Teachers from Castro Elementary School cheer at a rally at the Colorado State Capitol on Monday. Michael Ciaglo/Getty Images
Teachers in Denver who were on strike over wages and bonuses have reached a tentative agreement with school district officials to end their walkout. The strike began Monday, after 15 months of negotiations ended without a deal.
If approved by the rank-and-file, teachers could return to the classroom as soon as today.
“This agreement is a win, plain and simple: for our students; for our educators; and for our communities,” Denver Classroom Teachers Association President Henry Roman, an elementary school teacher, said in a statement.
“No longer will our students see their education disrupted because their teachers cannot afford to stay in their classrooms.”
Roman says the agreement ensures that educators have a transparent salary schedule and will be less dependent on unpredictable bonuses.

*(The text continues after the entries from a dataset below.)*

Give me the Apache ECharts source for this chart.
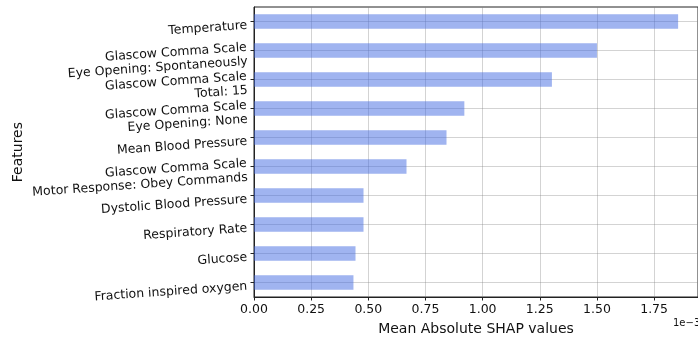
<!DOCTYPE html>
<html>
<head>
<meta charset="utf-8">
<script src="https://cdn.jsdelivr.net/npm/echarts@6/dist/echarts.min.js"></script>
<style>
html,body{margin:0;padding:0;background:#fff;}
#chart{width:698px;height:341px;}
</style>
</head>
<body>
<div id="chart"></div>
<script>
// Feature names (top to bottom)
const features = [
  'Temperature',
  'Glascow Comma Scale\nEye Opening: Spontaneously',
  'Glascow Comma Scale\nTotal: 15',
  'Glascow Comma Scale\nEye Opening: None',
  'Mean Blood Pressure',
  'Glascow Comma Scale\nMotor Response: Obey Commands',
  'Dystolic Blood Pressure',
  'Respiratory Rate',
  'Glucose',
  'Fraction inspired oxygen'
];
// Mean absolute SHAP values, in units of 1e-3
const shapValues = [1.855, 1.500, 1.303, 0.920, 0.842, 0.667, 0.479, 0.479, 0.444, 0.435];
// x tick labels
const xTicks = ['0.00','0.25','0.50','0.75','1.00','1.25','1.50','1.75'];
const scaleNote = '1e\u22123';

const FONT = 'DejaVu Sans';
const chart = echarts.init(document.getElementById('chart'), null, {renderer: 'canvas'});
chart.setOption({
  animation: false,
  backgroundColor: '#fff',
  grid: {
    left: 254, right: -1, top: 7, bottom: 44,
    show: true, borderColor: '#222', borderWidth: 1, backgroundColor: 'transparent'
  },
  xAxis: {
    type: 'value', min: 0, max: 1.942, interval: 0.25,
    name: 'Mean Absolute SHAP values', nameLocation: 'middle', nameGap: 25,
    nameTextStyle: {fontFamily: FONT, fontSize: 14, color: '#111'},
    axisLine: {show: true, lineStyle: {color: '#222', width: 1}},
    axisTick: {show: true, length: 3.5, lineStyle: {color: '#222'}},
    axisLabel: {
      fontFamily: FONT, fontSize: 12.5, color: '#111', margin: 6, showMaxLabel: false,
      formatter: function (v) {
        const i = Math.round(v / 0.25);
        return Math.abs(i * 0.25 - v) < 1e-6 && i < xTicks.length ? xTicks[i] : '';
      }
    },
    splitLine: {show: true, lineStyle: {color: 'rgba(128,128,128,0.35)', width: 1}}
  },
  yAxis: {
    type: 'category', inverse: true, data: features,
    axisLine: {show: true, lineStyle: {color: '#222', width: 1}},
    axisTick: {show: true, alignWithLabel: true, length: 3.5, lineStyle: {color: '#222'}},
    splitLine: {show: true, alignWithLabel: true, lineStyle: {color: 'rgba(128,128,128,0.35)', width: 1}},
    axisLabel: {
      interval: 0, showMinLabel: true, showMaxLabel: true, hideOverlap: false,
      fontFamily: FONT, fontSize: 12.5, color: '#111', rotate: 4, margin: 7, align: 'right',
      formatter: function (v) {
        return '{s| }\n' + v.split('\n').map(function (l) { return '{t|' + l + '}'; }).join('\n');
      },
      rich: {
        s: {fontSize: 1, lineHeight: 8},
        t: {fontFamily: FONT, fontSize: 12.5, lineHeight: 14, color: '#111'}
      }
    }
  },
  series: [{
    type: 'bar', data: shapValues, barWidth: '50%',
    itemStyle: {color: 'rgba(65,105,225,0.5)'}
  }],
  graphic: [
    {type: 'text', left: 11, top: 122, rotation: Math.PI / 2,
     style: {text: 'Features', fontFamily: FONT, fontSize: 14, fill: '#111'}},
    {type: 'text', left: 673, top: 318,
     style: {text: scaleNote, fontFamily: FONT, fontSize: 10, fill: '#111'}}
  ]
});
</script>
</body>
</html>
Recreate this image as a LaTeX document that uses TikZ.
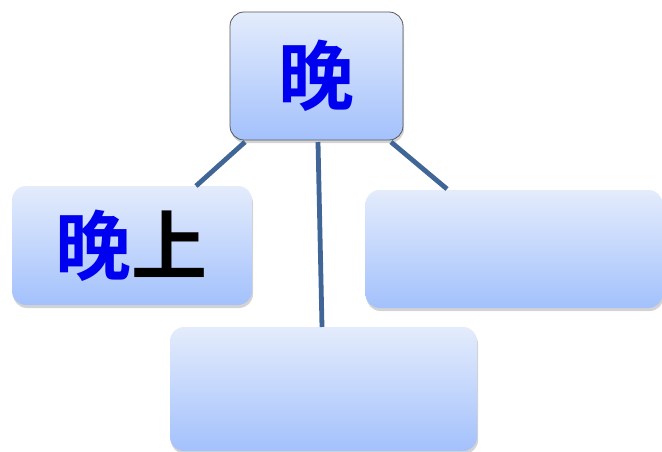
\documentclass[tikz,border=0pt]{standalone}
\usepackage{fontspec}
\newfontfamily\cjk{Noto Sans CJK SC}[BoldFont={Noto Sans CJK SC Bold}]
\usetikzlibrary{shadows}
\definecolor{boxtop}{HTML}{E4ECFC}
\definecolor{boxbot}{HTML}{A3C1FC}
\definecolor{linkc}{HTML}{3F6696}
\definecolor{txtblue}{HTML}{0000F0}
\tikzset{
  boxnode/.style={rounded corners=14pt, top color=boxtop, bottom color=boxbot,
    drop shadow={shadow xshift=1pt, shadow yshift=-3pt, opacity=0.35}, inner sep=0pt},
  link/.style={draw=linkc, line width=4.8pt},
  bigtext/.style={font=\cjk\bfseries\fontsize{76}{76}\selectfont, inner sep=0pt},
}
\begin{document}
\begin{tikzpicture}[x=1pt,y=-1pt]
\useasboundingbox (0,0) rectangle (662,452);
\node[boxnode, draw=gray!70!black, line width=0.8pt, minimum width=173pt, minimum height=128pt] (top) at (316.5,76) {};
\node[boxnode, minimum width=240pt, minimum height=119pt] (left) at (132,245.5) {};
\node[boxnode, minimum width=297pt, minimum height=118pt] (right) at (514,249) {};
\node[boxnode, minimum width=307pt, minimum height=124pt] (bottom) at (323.5,389) {};
\node[bigtext, text=txtblue] (toptext) at (top.center) {晚};
\node[bigtext] (lefttext) at (left.center) {\textcolor{txtblue}{晚}上};
\coordinate (a1) at (245,142);
\coordinate (b1) at (318,142);
\coordinate (c1) at (391,142);
\coordinate (a2) at (196,186);
\coordinate (b2) at (322,327);
\coordinate (c2) at (447,189);
\draw[link] (a1) -- (a2);
\draw[link] (b1) -- (b2);
\draw[link] (c1) -- (c2);
\end{tikzpicture}
\end{document}
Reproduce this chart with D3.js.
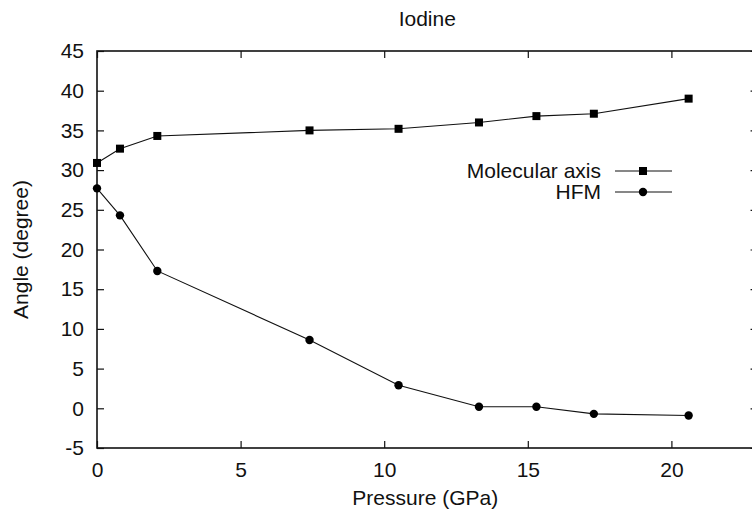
<!DOCTYPE html>
<html>
<head>
<meta charset="utf-8">
<style>
    body { margin: 0; background: #fff; }
    svg { font-family: 'Liberation Sans', Arial, sans-serif; }
</style>
</head>
<body>
<svg width="752" height="513"></svg>
<script src="https://d3js.org/d3.v7.min.js"></script>
<script>
    // pressure (GPa) and angles (degree)
    const pressure = [0, 0.8, 2.1, 7.4, 10.5, 13.3, 15.3, 17.3, 20.6];
    const molecularAxis = [30.9, 32.7, 34.3, 35.0, 35.2, 36.0, 36.8, 37.1, 39.0];
    const hfm = [27.7, 24.3, 17.3, 8.6, 2.9, 0.2, 0.2, -0.7, -0.9];
    const xTicks = [0, 5, 10, 15, 20];
    const yTicks = [-5, 0, 5, 10, 15, 20, 25, 30, 35, 40, 45];

    const margin = { left: 97, top: 51, bottom: 65 };
    const width = 752, height = 513;
    const svg = d3.select("svg");

    const x = d3.scaleLinear().domain([0, 23]).range([margin.left, margin.left + 23 * 28.72]);
    const y = d3.scaleLinear().domain([-5, 45]).range([height - margin.bottom, margin.top]);

    const tickLen = 7;
    const fmt = d => String(d); // plain hyphen for negatives, like the original

    // frame
    svg.append("rect")
        .attr("x", x(0)).attr("y", y(45))
        .attr("width", x(23) - x(0)).attr("height", y(-5) - y(45))
        .attr("fill", "none").attr("stroke", "#111").attr("stroke-width", 1.6);

    // axes with inward ticks
    svg.append("g")
        .attr("transform", `translate(0,${y(-5)})`)
        .call(d3.axisBottom(x).tickValues(xTicks).tickSize(-tickLen).tickPadding(14).tickFormat(fmt))
        .call(g => g.select(".domain").remove());
    svg.append("g")
        .attr("transform", `translate(0,${y(45)})`)
        .call(d3.axisTop(x).tickValues(xTicks).tickSize(-tickLen).tickFormat(""))
        .call(g => g.select(".domain").remove());
    svg.append("g")
        .attr("transform", `translate(${x(0)},0)`)
        .call(d3.axisLeft(y).tickValues(yTicks).tickSize(-tickLen).tickPadding(13).tickFormat(fmt))
        .call(g => g.select(".domain").remove());
    svg.append("g")
        .attr("transform", `translate(${x(23)},0)`)
        .call(d3.axisRight(y).tickValues(yTicks).tickSize(-tickLen).tickFormat(""))
        .call(g => g.select(".domain").remove());

    svg.selectAll(".tick line").attr("stroke", "#111").attr("stroke-width", 1.2);
    svg.selectAll(".tick text")
        .style("font-size", "21px")
        .style("font-family", "'Liberation Sans', Arial, sans-serif")
        .attr("fill", "#111");

    const line = d3.line().x(d => x(d[0])).y(d => y(d[1]));
    const molData = pressure.map((p, i) => [p, molecularAxis[i]]);
    const hfmData = pressure.map((p, i) => [p, hfm[i]]);

    [molData, hfmData].forEach(data => {
        svg.append("path")
            .datum(data)
            .attr("d", line)
            .attr("fill", "none")
            .attr("stroke", "#111")
            .attr("stroke-width", 1.1);
    });

    svg.selectAll(".sq")
        .data(molData)
        .join("rect")
        .attr("x", d => x(d[0]) - 4)
        .attr("y", d => y(d[1]) - 4)
        .attr("width", 8).attr("height", 8)
        .attr("fill", "#000");

    svg.selectAll(".dot")
        .data(hfmData)
        .join("circle")
        .attr("cx", d => x(d[0]))
        .attr("cy", d => y(d[1]))
        .attr("r", 4.2)
        .attr("fill", "#000");

    // legend
    const legend = [
        { name: "Molecular axis", shape: "square", y: 171 },
        { name: "HFM", shape: "circle", y: 192 }
    ];
    legend.forEach(l => {
        svg.append("text")
            .attr("x", 601).attr("y", l.y).attr("dy", "0.35em")
            .attr("text-anchor", "end")
            .attr("font-size", 21).attr("fill", "#111")
            .text(l.name);
        svg.append("line")
            .attr("x1", 615).attr("x2", 672)
            .attr("y1", l.y).attr("y2", l.y)
            .attr("stroke", "#111").attr("stroke-width", 1.1);
        if (l.shape === "square") {
            svg.append("rect").attr("x", 643 - 4).attr("y", l.y - 4)
                .attr("width", 8).attr("height", 8).attr("fill", "#000");
        } else {
            svg.append("circle").attr("cx", 643).attr("cy", l.y)
                .attr("r", 4.2).attr("fill", "#000");
        }
    });

    // title and axis labels
    svg.append("text")
        .attr("x", (x(0) + x(23)) / 2).attr("y", 19).attr("dy", "0.35em")
        .attr("text-anchor", "middle").attr("font-size", 21).attr("fill", "#111")
        .text("Iodine");
    svg.append("text")
        .attr("x", (x(0) + x(23)) / 2 - 2).attr("y", 498).attr("dy", "0.35em")
        .attr("text-anchor", "middle").attr("font-size", 21).attr("fill", "#111")
        .text("Pressure (GPa)");
    svg.append("text")
        .attr("transform", `translate(21,${(y(-5) + y(45)) / 2}) rotate(-90)`)
        .attr("dy", "0.35em")
        .attr("text-anchor", "middle").attr("font-size", 21).attr("fill", "#111")
        .text("Angle (degree)");
</script>
</body>
</html>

The agreement has a 20-step salary schedule, clear increases of between 7 percent and 11 percent in base salary, cost of living increases and “an end to exorbitant five-figure bonuses for senior DPS administrators,” the teachers association said.
“All week, the nation has looked to Denver with hopeful hearts,” Lily Eskelsen García, president of the National Education Association, said. “We are so proud of Denver’s educators and this historic agreement that will provide greater opportunity for Denver students and stability for their schools.”
To take effect, the tentative agreement must be ratified by a majority of members of the teachers association.
It’s the first strike among Denver teachers in 25 years. It follows a slew of walkouts in West Virginia, Oklahoma, Arizona, North Carolina and Los Angeles.
“People call it burnout, but that’s not the right word,” John Haycraft told Jenny Brundin of Colorado Public Radio as the bargaining this week was underway. “I haven’t burned out. I’ve been demoralized.”